Task
Copy nothing but the stretch that opens with the line containing "Emit a Python" and closes with the line containing "ax = fig.add_axes([174". Keep pictures out.

— begin —

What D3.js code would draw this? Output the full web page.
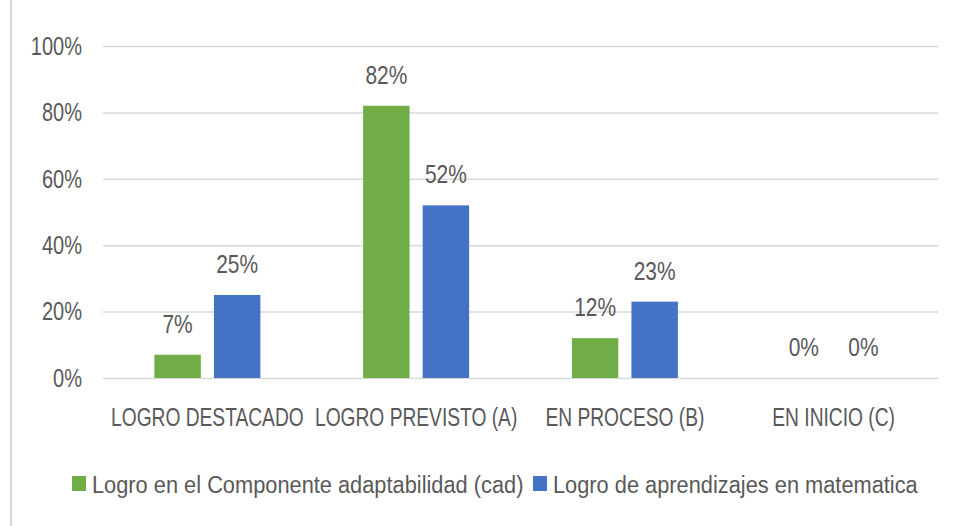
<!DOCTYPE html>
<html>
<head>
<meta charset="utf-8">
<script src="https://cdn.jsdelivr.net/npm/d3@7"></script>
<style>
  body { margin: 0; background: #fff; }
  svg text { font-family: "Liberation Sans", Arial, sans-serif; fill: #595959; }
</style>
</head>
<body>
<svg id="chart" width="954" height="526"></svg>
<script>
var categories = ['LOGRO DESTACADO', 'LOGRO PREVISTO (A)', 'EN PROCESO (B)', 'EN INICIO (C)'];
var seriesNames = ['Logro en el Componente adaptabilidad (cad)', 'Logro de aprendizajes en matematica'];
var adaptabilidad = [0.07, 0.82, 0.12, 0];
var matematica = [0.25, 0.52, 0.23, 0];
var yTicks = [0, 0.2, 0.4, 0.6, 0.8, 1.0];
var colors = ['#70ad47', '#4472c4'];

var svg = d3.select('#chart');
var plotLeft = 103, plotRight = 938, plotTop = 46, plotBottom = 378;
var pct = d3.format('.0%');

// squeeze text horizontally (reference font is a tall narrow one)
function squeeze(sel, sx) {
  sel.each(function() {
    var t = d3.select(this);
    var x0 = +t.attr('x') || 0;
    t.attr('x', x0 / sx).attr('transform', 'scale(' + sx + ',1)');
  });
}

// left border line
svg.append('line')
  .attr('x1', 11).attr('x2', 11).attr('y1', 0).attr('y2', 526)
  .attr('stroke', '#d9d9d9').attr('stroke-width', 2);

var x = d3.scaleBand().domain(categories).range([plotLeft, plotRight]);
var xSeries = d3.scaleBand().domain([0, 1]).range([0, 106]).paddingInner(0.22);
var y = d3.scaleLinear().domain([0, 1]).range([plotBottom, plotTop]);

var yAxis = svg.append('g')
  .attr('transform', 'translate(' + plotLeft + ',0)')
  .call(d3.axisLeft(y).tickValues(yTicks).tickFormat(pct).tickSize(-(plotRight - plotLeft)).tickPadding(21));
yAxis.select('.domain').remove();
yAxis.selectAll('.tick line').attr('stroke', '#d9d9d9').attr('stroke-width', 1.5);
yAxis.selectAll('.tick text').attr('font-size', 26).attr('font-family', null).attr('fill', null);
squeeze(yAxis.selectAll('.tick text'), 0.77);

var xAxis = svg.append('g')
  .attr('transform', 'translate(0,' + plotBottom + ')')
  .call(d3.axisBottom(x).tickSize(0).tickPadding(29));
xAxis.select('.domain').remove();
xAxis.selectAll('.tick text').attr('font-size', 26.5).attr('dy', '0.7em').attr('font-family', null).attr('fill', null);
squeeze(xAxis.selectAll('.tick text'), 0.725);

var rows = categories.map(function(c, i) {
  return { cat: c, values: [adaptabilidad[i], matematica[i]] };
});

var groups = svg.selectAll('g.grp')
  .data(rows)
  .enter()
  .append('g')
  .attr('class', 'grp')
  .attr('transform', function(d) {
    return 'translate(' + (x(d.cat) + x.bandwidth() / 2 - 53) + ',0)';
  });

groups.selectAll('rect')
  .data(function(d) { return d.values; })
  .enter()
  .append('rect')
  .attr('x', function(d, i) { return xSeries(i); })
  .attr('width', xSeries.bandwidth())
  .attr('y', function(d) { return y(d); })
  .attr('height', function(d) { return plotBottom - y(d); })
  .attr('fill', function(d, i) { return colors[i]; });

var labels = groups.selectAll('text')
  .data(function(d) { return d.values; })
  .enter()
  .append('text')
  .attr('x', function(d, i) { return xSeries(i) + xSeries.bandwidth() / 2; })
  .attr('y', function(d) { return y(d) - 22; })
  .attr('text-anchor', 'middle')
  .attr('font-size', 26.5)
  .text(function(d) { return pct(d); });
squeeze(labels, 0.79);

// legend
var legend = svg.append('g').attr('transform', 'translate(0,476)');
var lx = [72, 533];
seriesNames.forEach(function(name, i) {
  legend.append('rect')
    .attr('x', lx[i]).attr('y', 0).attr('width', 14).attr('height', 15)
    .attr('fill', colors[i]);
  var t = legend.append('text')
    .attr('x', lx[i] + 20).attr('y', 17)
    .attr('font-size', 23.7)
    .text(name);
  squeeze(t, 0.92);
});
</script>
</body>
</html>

— end —
— begin —

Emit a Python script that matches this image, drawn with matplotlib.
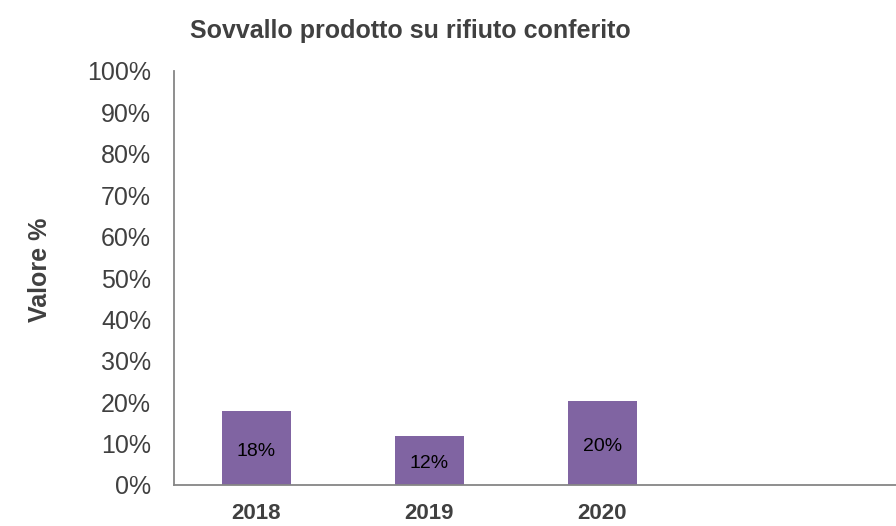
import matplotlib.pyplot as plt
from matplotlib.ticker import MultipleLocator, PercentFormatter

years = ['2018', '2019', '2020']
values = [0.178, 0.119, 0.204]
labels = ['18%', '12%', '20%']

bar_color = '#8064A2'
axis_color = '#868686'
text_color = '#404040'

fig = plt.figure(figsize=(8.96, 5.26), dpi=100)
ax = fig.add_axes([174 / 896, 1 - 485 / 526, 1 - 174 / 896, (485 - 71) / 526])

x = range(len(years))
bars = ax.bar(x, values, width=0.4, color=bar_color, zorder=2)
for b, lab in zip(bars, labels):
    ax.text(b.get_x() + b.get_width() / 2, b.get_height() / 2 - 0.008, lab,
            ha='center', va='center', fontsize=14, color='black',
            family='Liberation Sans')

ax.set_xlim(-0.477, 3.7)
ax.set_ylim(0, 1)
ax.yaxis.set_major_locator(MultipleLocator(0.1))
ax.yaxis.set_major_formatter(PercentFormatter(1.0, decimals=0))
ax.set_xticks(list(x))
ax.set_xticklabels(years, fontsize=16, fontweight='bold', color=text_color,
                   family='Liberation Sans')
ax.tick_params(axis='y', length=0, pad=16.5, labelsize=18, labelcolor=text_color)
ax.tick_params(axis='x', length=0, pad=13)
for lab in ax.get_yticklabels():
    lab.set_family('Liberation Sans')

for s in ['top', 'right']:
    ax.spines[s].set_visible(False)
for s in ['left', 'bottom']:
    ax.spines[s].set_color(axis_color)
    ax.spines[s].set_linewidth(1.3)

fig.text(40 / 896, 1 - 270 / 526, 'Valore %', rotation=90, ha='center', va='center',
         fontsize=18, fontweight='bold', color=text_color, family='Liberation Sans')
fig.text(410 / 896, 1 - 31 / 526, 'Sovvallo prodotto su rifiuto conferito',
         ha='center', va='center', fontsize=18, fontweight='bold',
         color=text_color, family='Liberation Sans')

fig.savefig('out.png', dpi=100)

— end —

Exercise output
Emit a Python script that matches this image, drawn with matplotlib.
import matplotlib.pyplot as plt
from matplotlib.ticker import MultipleLocator, PercentFormatter

years = ['2018', '2019', '2020']
values = [0.178, 0.119, 0.204]
labels = ['18%', '12%', '20%']

bar_color = '#8064A2'
axis_color = '#868686'
text_color = '#404040'

fig = plt.figure(figsize=(8.96, 5.26), dpi=100)
ax = fig.add_axes([174 / 896, 1 - 485 / 526, 1 - 174 / 896, (485 - 71) / 526])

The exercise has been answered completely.